Thursday 9 July 2015

Tech Talk With Jude Skeers #6 - His Medallion Journey

This Tech Talk is a fascinating view on the evolution of Jude Skeers' knitted circles.

“How to knit a flat circle?” was the assignment that I set myself in the late 1970’s. For the next thirty years this undertaking and its resolution that dominated my art knitting.  Medallion knitting was the title of Tech Talk in ‘Yarn #27’, it investigated the background and process of this knitting technique. This tech talk looks at my adventures and misadventures with Medallion knitting.

The first framed wall hangings that I knitted, when I set out to turn my skills in garment knitting into creating knitted art pieces, were squares, octagons and dodecagons. Framing these cornered pieces proved to be very unstable process as multi sided frames were only as strong as their weakest joint. It was the collapse of these frames that lead me to endeavour to knit a circle. Knitting, framed in a circle had to be more stable. I calculated that I needed to start at the circumference and decrease at the rate of four stitches a round, then decreasing  faster as the centre of the circle approached. After much trial and error, the formula was mastered. All my early medallions were knitted in this technique from the outside to the centre. My knitting of lace medallions pieces from the centre to the outside didn’t happen until the mid 1980’s. Many years after mastering flat circle knitting I read the chapter on Medallion Knitting in Mary Thomas’s Book of Knitting Patterns which sets out a similar mathematical formula to the one I use.
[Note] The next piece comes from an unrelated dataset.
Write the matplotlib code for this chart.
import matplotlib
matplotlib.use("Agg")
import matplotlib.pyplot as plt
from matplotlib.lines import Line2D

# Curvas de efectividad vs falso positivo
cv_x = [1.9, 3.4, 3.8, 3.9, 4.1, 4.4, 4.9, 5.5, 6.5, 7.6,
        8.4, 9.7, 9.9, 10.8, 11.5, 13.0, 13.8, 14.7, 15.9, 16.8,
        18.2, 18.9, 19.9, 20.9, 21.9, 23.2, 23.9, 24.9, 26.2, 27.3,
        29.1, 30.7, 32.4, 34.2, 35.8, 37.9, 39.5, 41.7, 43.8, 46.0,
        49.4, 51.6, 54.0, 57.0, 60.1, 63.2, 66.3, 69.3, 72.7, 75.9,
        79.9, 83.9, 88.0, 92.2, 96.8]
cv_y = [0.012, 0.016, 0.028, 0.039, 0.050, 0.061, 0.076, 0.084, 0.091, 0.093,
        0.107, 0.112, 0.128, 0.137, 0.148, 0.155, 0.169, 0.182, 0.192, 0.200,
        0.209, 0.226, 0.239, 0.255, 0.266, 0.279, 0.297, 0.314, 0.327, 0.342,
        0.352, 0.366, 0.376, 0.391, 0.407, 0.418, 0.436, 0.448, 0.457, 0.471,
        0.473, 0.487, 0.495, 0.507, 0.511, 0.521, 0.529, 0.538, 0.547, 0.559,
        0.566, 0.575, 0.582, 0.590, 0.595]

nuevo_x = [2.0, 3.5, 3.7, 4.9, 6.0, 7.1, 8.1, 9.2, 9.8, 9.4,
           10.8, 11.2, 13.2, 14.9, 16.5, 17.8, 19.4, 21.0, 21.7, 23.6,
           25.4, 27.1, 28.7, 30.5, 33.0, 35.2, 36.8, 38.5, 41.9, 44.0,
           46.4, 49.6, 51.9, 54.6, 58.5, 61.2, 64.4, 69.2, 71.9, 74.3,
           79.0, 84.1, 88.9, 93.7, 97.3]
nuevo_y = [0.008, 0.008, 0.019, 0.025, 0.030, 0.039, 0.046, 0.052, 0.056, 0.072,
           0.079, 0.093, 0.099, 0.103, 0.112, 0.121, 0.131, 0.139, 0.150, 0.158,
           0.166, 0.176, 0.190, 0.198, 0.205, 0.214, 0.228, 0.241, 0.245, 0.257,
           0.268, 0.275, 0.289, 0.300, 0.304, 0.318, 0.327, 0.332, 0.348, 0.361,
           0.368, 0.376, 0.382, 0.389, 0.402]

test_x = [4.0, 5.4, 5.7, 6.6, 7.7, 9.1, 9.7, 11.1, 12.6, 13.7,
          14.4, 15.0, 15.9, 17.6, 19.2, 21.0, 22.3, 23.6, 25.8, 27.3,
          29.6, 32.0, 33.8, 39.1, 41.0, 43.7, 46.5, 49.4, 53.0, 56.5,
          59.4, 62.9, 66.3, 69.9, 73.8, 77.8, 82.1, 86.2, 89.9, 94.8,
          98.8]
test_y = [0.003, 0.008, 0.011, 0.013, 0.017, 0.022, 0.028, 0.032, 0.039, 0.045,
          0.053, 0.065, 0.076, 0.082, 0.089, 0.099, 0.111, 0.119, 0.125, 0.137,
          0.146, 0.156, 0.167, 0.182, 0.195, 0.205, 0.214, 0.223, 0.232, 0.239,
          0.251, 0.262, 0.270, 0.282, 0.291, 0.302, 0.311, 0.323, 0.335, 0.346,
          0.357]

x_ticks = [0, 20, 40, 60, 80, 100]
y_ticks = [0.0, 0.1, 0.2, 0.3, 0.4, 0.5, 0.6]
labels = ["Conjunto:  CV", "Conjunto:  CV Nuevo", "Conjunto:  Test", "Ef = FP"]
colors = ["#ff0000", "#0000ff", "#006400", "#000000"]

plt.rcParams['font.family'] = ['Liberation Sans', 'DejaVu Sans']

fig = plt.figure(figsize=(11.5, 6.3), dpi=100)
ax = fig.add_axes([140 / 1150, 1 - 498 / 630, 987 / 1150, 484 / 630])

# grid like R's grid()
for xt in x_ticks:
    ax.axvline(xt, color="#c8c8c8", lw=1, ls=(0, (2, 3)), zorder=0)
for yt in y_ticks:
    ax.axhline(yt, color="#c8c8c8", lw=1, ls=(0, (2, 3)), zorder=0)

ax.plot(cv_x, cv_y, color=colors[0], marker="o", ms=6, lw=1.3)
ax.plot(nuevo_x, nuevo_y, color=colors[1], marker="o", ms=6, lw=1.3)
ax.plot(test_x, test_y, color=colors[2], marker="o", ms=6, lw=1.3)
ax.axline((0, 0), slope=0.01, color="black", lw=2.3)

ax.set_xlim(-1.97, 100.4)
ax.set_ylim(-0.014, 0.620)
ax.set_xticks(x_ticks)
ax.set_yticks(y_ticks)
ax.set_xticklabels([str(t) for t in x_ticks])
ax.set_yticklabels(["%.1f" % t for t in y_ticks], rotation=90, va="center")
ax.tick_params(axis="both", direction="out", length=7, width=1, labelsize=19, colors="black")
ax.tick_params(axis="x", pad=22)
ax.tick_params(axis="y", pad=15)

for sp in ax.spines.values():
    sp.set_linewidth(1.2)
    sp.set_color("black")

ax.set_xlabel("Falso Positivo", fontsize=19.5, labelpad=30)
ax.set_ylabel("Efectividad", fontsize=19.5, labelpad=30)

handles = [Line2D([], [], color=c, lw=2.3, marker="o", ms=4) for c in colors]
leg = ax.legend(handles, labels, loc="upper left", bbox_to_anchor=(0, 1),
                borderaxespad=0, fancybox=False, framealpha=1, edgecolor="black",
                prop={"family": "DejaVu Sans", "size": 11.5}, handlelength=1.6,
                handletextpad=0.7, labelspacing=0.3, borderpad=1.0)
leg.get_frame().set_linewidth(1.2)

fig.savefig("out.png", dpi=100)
During the first six years of Medallion knitting I created a wide range of different sized circular art pieces from 60 to 180 centimetres in diameter. Each piece was stretched around a 2.5 centimetre thick circular hoop. I played with using jacquard and cable techniques, separately or together. The works included geometrical shapes, floral images and all white pieces with cabled tree motifs.
In 1982, I completed my most adventurous work circular medallion work - three pieces each 180 centimetres in diameter. Based on an image of the Western Australian Scarlet Banksia, they represented three stages in the life cycle of the flower. This work involved the intertwining of jacquard and coloured cabling techniques including reverse cabling. The work was commissioned for a church in Melbourne.
In the process of knitting a surface cabled piece I created The Echidna.
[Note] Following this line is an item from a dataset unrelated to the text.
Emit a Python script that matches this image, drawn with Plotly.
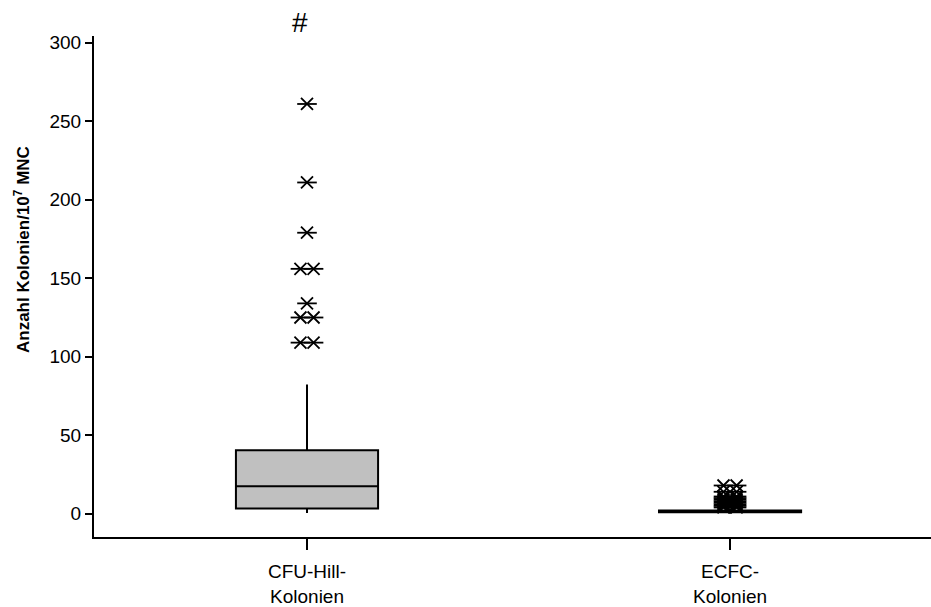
import plotly.graph_objects as go

# ---- data ----
categories = ["CFU-Hill-<br>Kolonien", "ECFC-<br>Kolonien"]
q1 = [3.3, 1.0]
median = [17.5, 1.2]
q3 = [40.4, 2.0]
lower_fence = [0.5, 0.0]
upper_fence = [82.3, 3.0]
cfu_outliers = [261, 211, 179, 156, 156, 134, 125, 125, 109, 109]
ecfc_outliers = [18, 18, 14, 14, 11, 11, 10, 10, 9, 9, 8, 8, 7, 7, 6, 6, 5, 5, 4, 4]
y_ticks = [0, 50, 100, 150, 200, 250, 300]

FONT = "Liberation Sans, Arial, sans-serif"
xs = list(range(len(categories)))

fig = go.Figure()
fig.add_trace(go.Box(
    x=xs, q1=q1, median=median, q3=q3,
    lowerfence=lower_fence, upperfence=upper_fence,
    boxpoints=False, width=0.336,
    fillcolor="#c0c0c0", line=dict(color="black", width=2),
    whiskerwidth=0, showlegend=False, hoverinfo="skip",
))

# outliers: spread duplicates side by side
def spread(values, center, d=0.0155):
    px, py = [], []
    counts = {}
    for v in values:
        counts[v] = counts.get(v, 0) + 1
    seen = {}
    for v in values:
        n = counts[v]
        k = seen.get(v, 0)
        seen[v] = k + 1
        off = 0 if n == 1 else (-d if k == 0 else d)
        px.append(center + off)
        py.append(v)
    return px, py

ox, oy = [], []
for c, vals in zip(xs, [cfu_outliers, ecfc_outliers]):
    a, b = spread(vals, c)
    ox += a
    oy += b

for sym, sz in [("x-thin-open", 12), ("line-ew-open", 14)]:
    fig.add_trace(go.Scatter(
        x=ox, y=oy, mode="markers", showlegend=False, hoverinfo="skip",
        marker=dict(symbol=sym, size=sz, color="black",
                    line=dict(color="black", width=1.8)),
    ))

fig.update_layout(
    width=931, height=607,
    margin=dict(l=94, r=0, t=36, b=70),
    plot_bgcolor="white", paper_bgcolor="white",
    font=dict(family=FONT, color="black", size=18),
    xaxis=dict(
        range=[-0.5035, 1.475], tickvals=xs, ticktext=categories,
        showline=True, linecolor="black", linewidth=2,
        ticks="outside", ticklen=11, tickwidth=2, tickcolor="black",
        showgrid=False, zeroline=False, tickfont=dict(size=19),
        ticklabelstandoff=5,
    ),
    yaxis=dict(
        range=[-14.8, 304.3], tickvals=y_ticks,
        showline=True, linecolor="black", linewidth=2,
        ticks="outside", ticklen=7, tickwidth=2, tickcolor="black",
        showgrid=False, zeroline=False, tickfont=dict(size=19),
    ),
    annotations=[
        dict(text="<b>Anzahl Kolonien/10<sup>7</sup> MNC</b>", textangle=-90,
             xref="paper", yref="y", x=0, y=168, xshift=-72,
             xanchor="center", yanchor="middle", showarrow=False,
             font=dict(size=17, family=FONT)),
        dict(text="#", xref="x", yref="paper", x=0, y=1.026, xshift=-7,
             xanchor="center", yanchor="middle", showarrow=False,
             font=dict(size=28, family=FONT)),
    ],
)

fig.write_html("out.html")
I made numerous attempts at getting the cables to flatten. My original formula for flat circles just didn’t work. Regardless of how many times I unpicked and reknitted the centre I could not get it to flatten. Finally, as you may recognise in the picture, I placed a broom handle needle in the centre of the framed piece and gave The Echidna a nose. From this failed exercise came my sculptural installation knitting. Ten free standing trees and mushrooms were created over the period from 1984 to 1986. The largest trees were 3 metres high with a span at the top of 180 centimetres.
Reverse cabling in my medallion knitting wasn’t perfected until the late 1980’s with the four pieces that formed the Sunset series. One of this series is pictured. With this technique it was necessary to carry three coloured yarn as the rounds were knitted. By cabling one of the yarns behind the others it was possible to create a different colour sky and horizon.
The most delicate creation of my medallion knitting came in 1986 when my first web was knitted. It is a sixteen or eight sided medallion, which although knitted with over 100 stitches are displayed with only 16 stitches. The other stitches are dropped to create the spaces. Web medallion knitting forms the structure of my environmental installation art works, ranging in size from 25cm to 5 metres in diameter and using materials as diverse as lurex sewing thread to 1 cm diameter rope.
The Black and White patterned piece pictured is my most recent medallion. It perfectly exemplifies a circular medallion knitted by decreasing, even down to the segmentation and the octagon and square at its centre. In the early part of the 1990’s I put a square and a circle together in one medallion. I knitted 15 rounds of a normal medallion square using mitre corners, then changed the decreases process to knit a circle in the centre. In the last three years I have returned to this technique to knit a cabled tree in a circle within a square. I plan to expand on this to move into what I am calling my heirloom period, calculating that it will take 20 squares to create a single panel. At that rate I will need to knit 80 squares to knit counterpanes for my grand children. Thirty years and counting I am still loving knitting medallions.